%%

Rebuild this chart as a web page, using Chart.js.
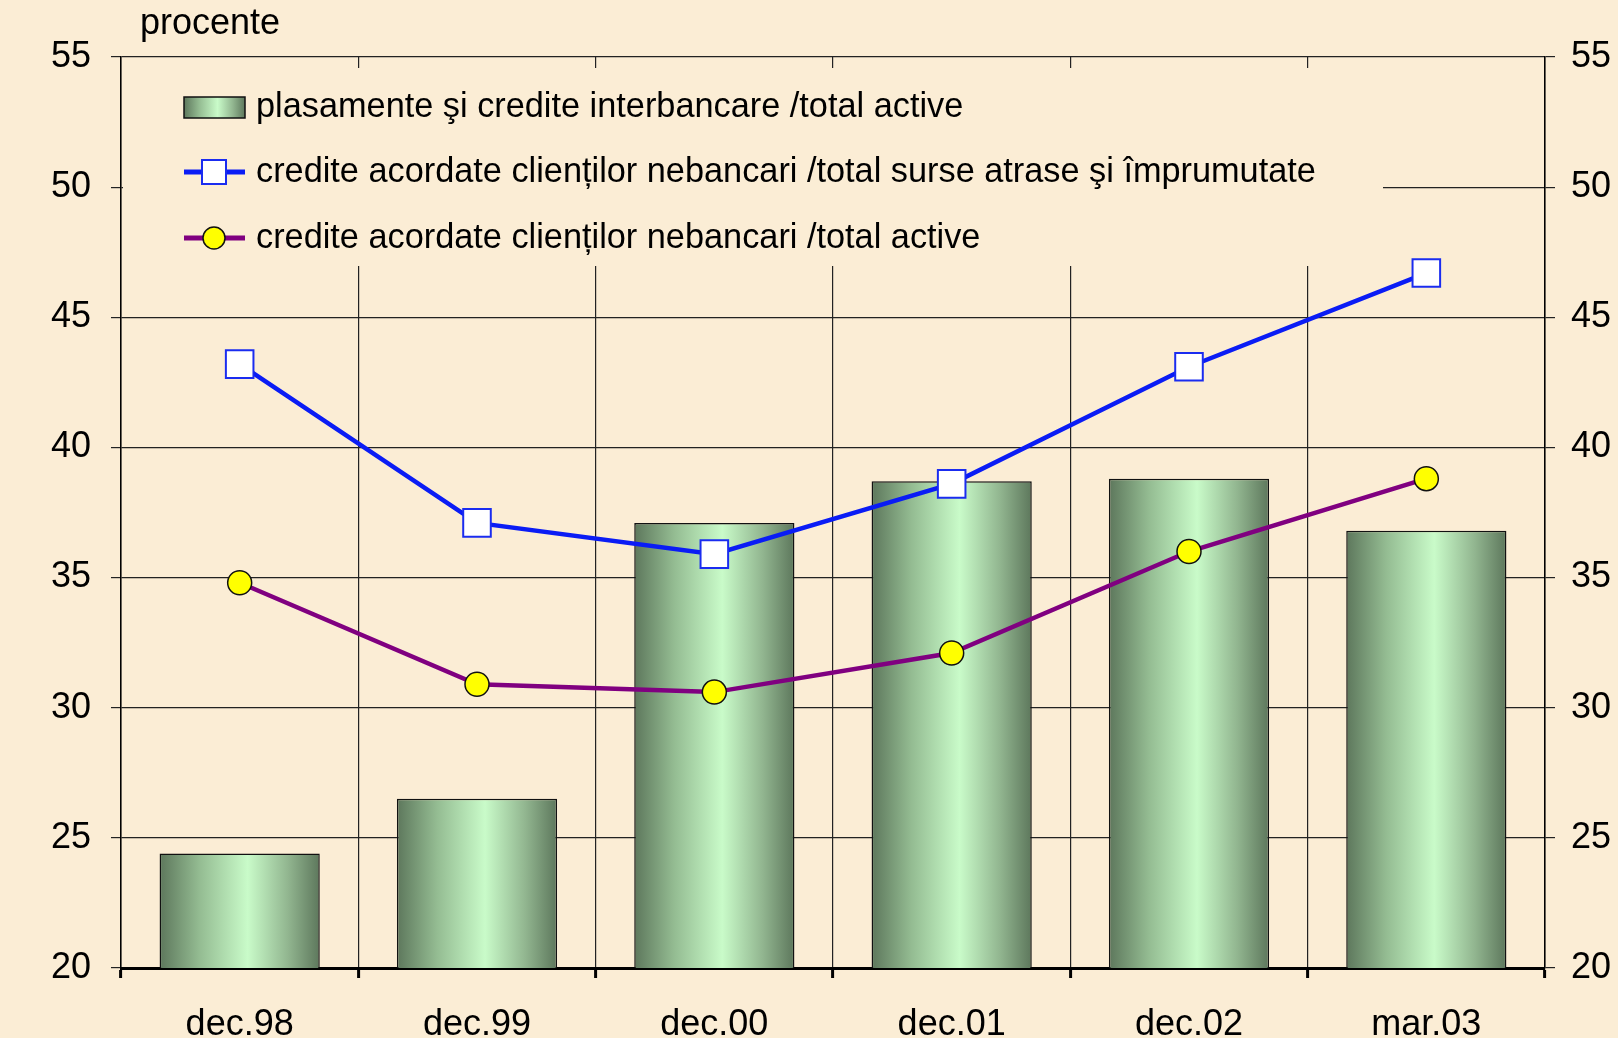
<!DOCTYPE html>
<html>
<head>
<meta charset="utf-8">
<script src="https://cdn.jsdelivr.net/npm/chart.js@4/dist/chart.umd.min.js"></script>
<style>
  html, body { margin: 0; padding: 0; background: #fbedd5; }
  #wrap { width: 1618px; height: 1038px; }
</style>
</head>
<body>
<div id="wrap"><canvas id="c" width="1618" height="1038"></canvas></div>
<script>
// chart data
const categories = ['dec.98', 'dec.99', 'dec.00', 'dec.01', 'dec.02', 'mar.03'];
const interbankToAssets = [24.4, 26.5, 37.1, 38.7, 38.8, 36.8];
const loansToSources = [43.2, 37.1, 35.9, 38.6, 43.1, 46.7];
const loansToAssets = [34.8, 30.9, 30.6, 32.1, 36.0, 38.8];
const seriesLabels = [
  'plasamente şi credite interbancare /total active',
  'credite acordate clienților nebancari /total surse atrase şi împrumutate',
  'credite acordate clienților nebancari /total active'
];
const unitLabel = 'procente';
const yMin = 20, yMax = 55, yStep = 5;

const BG = '#fbedd5';
const FONT = '"Liberation Sans", Arial, sans-serif';
const BAR_PCT = 0.675;

function greenGradient(ctx, x0, x1) {
  const g = ctx.createLinearGradient(x0, 0, x1, 0);
  g.addColorStop(0, '#5d775c');
  g.addColorStop(0.25, '#94bc92');
  g.addColorStop(0.55, '#c9fbc9');
  g.addColorStop(0.8, '#92b690');
  g.addColorStop(1, '#5d775c');
  return g;
}

function barFill(c) {
  const chart = c.chart;
  const x = chart.scales.x;
  if (!x || !chart.chartArea) return '#9fcf9f';
  const half = (x.width / categories.length) * BAR_PCT / 2;
  const cx = x.getPixelForValue(c.dataIndex);
  return greenGradient(chart.ctx, cx - half, cx + half);
}

const overlay = {
  id: 'overlay',
  beforeDatasetsDraw(chart) {
    const { ctx, chartArea: a } = chart;
    ctx.save();
    // legend box hides the grid behind it
    ctx.fillStyle = BG;
    ctx.fillRect(a.left + 2, a.top + 11, 1383 - a.left - 2, 266 - a.top - 11);

    const sx0 = 184, sx1 = 245, mx = 214, tx = 256;
    const rows = [107, 172, 238];

    // bar swatch
    ctx.fillStyle = greenGradient(ctx, sx0, sx1);
    ctx.fillRect(sx0, rows[0] - 10, sx1 - sx0, 21);
    ctx.strokeStyle = '#111';
    ctx.lineWidth = 1.5;
    ctx.strokeRect(sx0, rows[0] - 10, sx1 - sx0, 21);

    // blue line swatch
    ctx.strokeStyle = '#0a1cf5';
    ctx.lineWidth = 5;
    ctx.beginPath(); ctx.moveTo(sx0, rows[1]); ctx.lineTo(sx1, rows[1]); ctx.stroke();
    ctx.fillStyle = '#ffffff';
    ctx.fillRect(mx - 12, rows[1] - 12, 24, 24);
    ctx.lineWidth = 2;
    ctx.strokeStyle = '#1a2cf0';
    ctx.strokeRect(mx - 12, rows[1] - 12, 24, 24);

    // purple line swatch
    ctx.strokeStyle = '#800080';
    ctx.lineWidth = 5;
    ctx.beginPath(); ctx.moveTo(sx0, rows[2]); ctx.lineTo(sx1, rows[2]); ctx.stroke();
    ctx.fillStyle = '#ffff00';
    ctx.beginPath(); ctx.arc(mx, rows[2], 11, 0, Math.PI * 2); ctx.fill();
    ctx.lineWidth = 1.5;
    ctx.strokeStyle = '#111';
    ctx.stroke();

    ctx.fillStyle = '#000';
    ctx.font = '34.3px ' + FONT;
    ctx.textBaseline = 'middle';
    ctx.textAlign = 'left';
    seriesLabels.forEach((t, i) => ctx.fillText(t, tx, rows[i] + 1));
    ctx.restore();
  },
  afterDraw(chart) {
    const ctx = chart.ctx;
    ctx.save();
    ctx.fillStyle = '#000';
    ctx.font = '36px ' + FONT;
    ctx.textBaseline = 'middle';
    ctx.textAlign = 'left';
    ctx.fillText(unitLabel, 140, 24);
    ctx.restore();
  }
};

const tickFont = { family: FONT, size: 36 };

new Chart(document.getElementById('c'), {
  type: 'bar',
  data: {
    labels: categories,
    datasets: [
      {
        type: 'line',
        label: seriesLabels[1],
        data: loansToSources,
        order: 1,
        borderColor: '#0a1cf5',
        borderWidth: 4.5,
        pointStyle: 'rect',
        pointRadius: 19.5,
        pointBackgroundColor: '#ffffff',
        pointBorderColor: '#1a2cf0',
        pointBorderWidth: 2,
        tension: 0
      },
      {
        type: 'line',
        label: seriesLabels[2],
        data: loansToAssets,
        order: 2,
        borderColor: '#800080',
        borderWidth: 4.5,
        pointStyle: 'circle',
        pointRadius: 12,
        pointBackgroundColor: '#ffff00',
        pointBorderColor: '#111',
        pointBorderWidth: 1.5,
        tension: 0
      },
      {
        label: seriesLabels[0],
        data: interbankToAssets,
        order: 3,
        backgroundColor: barFill,
        borderColor: '#111',
        borderWidth: 1.5,
        borderSkipped: 'bottom',
        barPercentage: BAR_PCT,
        categoryPercentage: 1
      }
    ]
  },
  options: {
    responsive: false,
    animation: false,
    layout: { padding: { top: 57, left: 0, right: 0, bottom: 0 } },
    plugins: { legend: { display: false }, tooltip: { enabled: false } },
    scales: {
      x: {
        offset: true,
        grid: { offset: true, color: '#222', lineWidth: 1.2, tickLength: 10, tickColor: '#000', tickWidth: 3 },
        border: { display: true, color: '#000', width: 3 },
        ticks: { color: '#000', font: tickFont, padding: 25, maxRotation: 0 },
        afterFit(s) { s.height = 70; }
      },
      y: {
        position: 'left',
        min: yMin, max: yMax,
        grid: { color: '#222', lineWidth: 1.2, tickLength: 10, tickColor: '#222' },
        border: { display: true, color: '#000', width: 1.5 },
        ticks: { stepSize: yStep, color: '#000', font: tickFont, padding: 20 },
        afterFit(s) { s.width = 121; }
      },
      y2: {
        position: 'right',
        min: yMin, max: yMax,
        grid: { drawOnChartArea: false, color: '#222', lineWidth: 1.2, tickLength: 10 },
        border: { display: true, color: '#000', width: 1.5 },
        ticks: { stepSize: yStep, color: '#000', font: tickFont, padding: 16 },
        afterFit(s) { s.width = 73; }
      }
    }
  },
  plugins: [overlay]
});
</script>
</body>
</html>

%%

REQUIREMENTS =
Write the lines above out again exactly, without any of their pictures.

SOLVED PROBLEM =
Rebuild this chart as a web page, using Chart.js.
<!DOCTYPE html>
<html>
<head>
<meta charset="utf-8">
<script src="https://cdn.jsdelivr.net/npm/chart.js@4/dist/chart.umd.min.js"></script>
<style>
  html, body { margin: 0; padding: 0; background: #fbedd5; }
  #wrap { width: 1618px; height: 1038px; }
</style>
</head>
<body>
<div id="wrap"><canvas id="c" width="1618" height="1038"></canvas></div>
<script>
// chart data
const categories = ['dec.98', 'dec.99', 'dec.00', 'dec.01', 'dec.02', 'mar.03'];
const interbankToAssets = [24.4, 26.5, 37.1, 38.7, 38.8, 36.8];
const loansToSources = [43.2, 37.1, 35.9, 38.6, 43.1, 46.7];
const loansToAssets = [34.8, 30.9, 30.6, 32.1, 36.0, 38.8];
const seriesLabels = [
  'plasamente şi credite interbancare /total active',
  'credite acordate clienților nebancari /total surse atrase şi împrumutate',
  'credite acordate clienților nebancari /total active'
];
const unitLabel = 'procente';
const yMin = 20, yMax = 55, yStep = 5;

const BG = '#fbedd5';
const FONT = '"Liberation Sans", Arial, sans-serif';
const BAR_PCT = 0.675;

function greenGradient(ctx, x0, x1) {
  const g = ctx.createLinearGradient(x0, 0, x1, 0);
  g.addColorStop(0, '#5d775c');
  g.addColorStop(0.25, '#94bc92');
  g.addColorStop(0.55, '#c9fbc9');
  g.addColorStop(0.8, '#92b690');
  g.addColorStop(1, '#5d775c');
  return g;
}

function barFill(c) {
  const chart = c.chart;
  const x = chart.scales.x;
  if (!x || !chart.chartArea) return '#9fcf9f';
  const half = (x.width / categories.length) * BAR_PCT / 2;
  const cx = x.getPixelForValue(c.dataIndex);
  return greenGradient(chart.ctx, cx - half, cx + half);
}

const overlay = {
  id: 'overlay',
  beforeDatasetsDraw(chart) {
    const { ctx, chartArea: a } = chart;
    ctx.save();
    // legend box hides the grid behind it
    ctx.fillStyle = BG;
    ctx.fillRect(a.left + 2, a.top + 11, 1383 - a.left - 2, 266 - a.top - 11);

    const sx0 = 184, sx1 = 245, mx = 214, tx = 256;
    const rows = [107, 172, 238];

    // bar swatch
    ctx.fillStyle = greenGradient(ctx, sx0, sx1);
    ctx.fillRect(sx0, rows[0] - 10, sx1 - sx0, 21);
    ctx.strokeStyle = '#111';
    ctx.lineWidth = 1.5;
    ctx.strokeRect(sx0, rows[0] - 10, sx1 - sx0, 21);

    // blue line swatch
    ctx.strokeStyle = '#0a1cf5';
    ctx.lineWidth = 5;
    ctx.beginPath(); ctx.moveTo(sx0, rows[1]); ctx.lineTo(sx1, rows[1]); ctx.stroke();
    ctx.fillStyle = '#ffffff';
    ctx.fillRect(mx - 12, rows[1] - 12, 24, 24);
    ctx.lineWidth = 2;
    ctx.strokeStyle = '#1a2cf0';
    ctx.strokeRect(mx - 12, rows[1] - 12, 24, 24);

    // purple line swatch
    ctx.strokeStyle = '#800080';
    ctx.lineWidth = 5;
    ctx.beginPath(); ctx.moveTo(sx0, rows[2]); ctx.lineTo(sx1, rows[2]); ctx.stroke();
    ctx.fillStyle = '#ffff00';
    ctx.beginPath(); ctx.arc(mx, rows[2], 11, 0, Math.PI * 2); ctx.fill();
    ctx.lineWidth = 1.5;
    ctx.strokeStyle = '#111';
    ctx.stroke();

    ctx.fillStyle = '#000';
    ctx.font = '34.3px ' + FONT;
    ctx.textBaseline = 'middle';
    ctx.textAlign = 'left';
    seriesLabels.forEach((t, i) => ctx.fillText(t, tx, rows[i] + 1));
    ctx.restore();
  },
  afterDraw(chart) {
    const ctx = chart.ctx;
    ctx.save();
    ctx.fillStyle = '#000';
    ctx.font = '36px ' + FONT;
    ctx.textBaseline = 'middle';
    ctx.textAlign = 'left';
    ctx.fillText(unitLabel, 140, 24);
    ctx.restore();
  }
};

const tickFont = { family: FONT, size: 36 };

new Chart(document.getElementById('c'), {
  type: 'bar',
  data: {
    labels: categories,
    datasets: [
      {
        type: 'line',
        label: seriesLabels[1],
        data: loansToSources,
        order: 1,
        borderColor: '#0a1cf5',
        borderWidth: 4.5,
        pointStyle: 'rect',
        pointRadius: 19.5,
        pointBackgroundColor: '#ffffff',
        pointBorderColor: '#1a2cf0',
        pointBorderWidth: 2,
        tension: 0
      },
      {
        type: 'line',
        label: seriesLabels[2],
        data: loansToAssets,
        order: 2,
        borderColor: '#800080',
        borderWidth: 4.5,
        pointStyle: 'circle',
        pointRadius: 12,
        pointBackgroundColor: '#ffff00',
        pointBorderColor: '#111',
        pointBorderWidth: 1.5,
        tension: 0
      },
      {
        label: seriesLabels[0],
        data: interbankToAssets,
        order: 3,
        backgroundColor: barFill,
        borderColor: '#111',
        borderWidth: 1.5,
        borderSkipped: 'bottom',
        barPercentage: BAR_PCT,
        categoryPercentage: 1
      }
    ]
  },
  options: {
    responsive: false,
    animation: false,
    layout: { padding: { top: 57, left: 0, right: 0, bottom: 0 } },
    plugins: { legend: { display: false }, tooltip: { enabled: false } },
    scales: {
      x: {
        offset: true,
        grid: { offset: true, color: '#222', lineWidth: 1.2, tickLength: 10, tickColor: '#000', tickWidth: 3 },
        border: { display: true, color: '#000', width: 3 },
        ticks: { color: '#000', font: tickFont, padding: 25, maxRotation: 0 },
        afterFit(s) { s.height = 70; }
      },
      y: {
        position: 'left',
        min: yMin, max: yMax,
        grid: { color: '#222', lineWidth: 1.2, tickLength: 10, tickColor: '#222' },
        border: { display: true, color: '#000', width: 1.5 },
        ticks: { stepSize: yStep, color: '#000', font: tickFont, padding: 20 },
        afterFit(s) { s.width = 121; }
      },
      y2: {
        position: 'right',
        min: yMin, max: yMax,
        grid: { drawOnChartArea: false, color: '#222', lineWidth: 1.2, tickLength: 10 },
        border: { display: true, color: '#000', width: 1.5 },
        ticks: { stepSize: yStep, color: '#000', font: tickFont, padding: 16 },
        afterFit(s) { s.width = 73; }
      }
    }
  },
  plugins: [overlay]
});
</script>
</body>
</html>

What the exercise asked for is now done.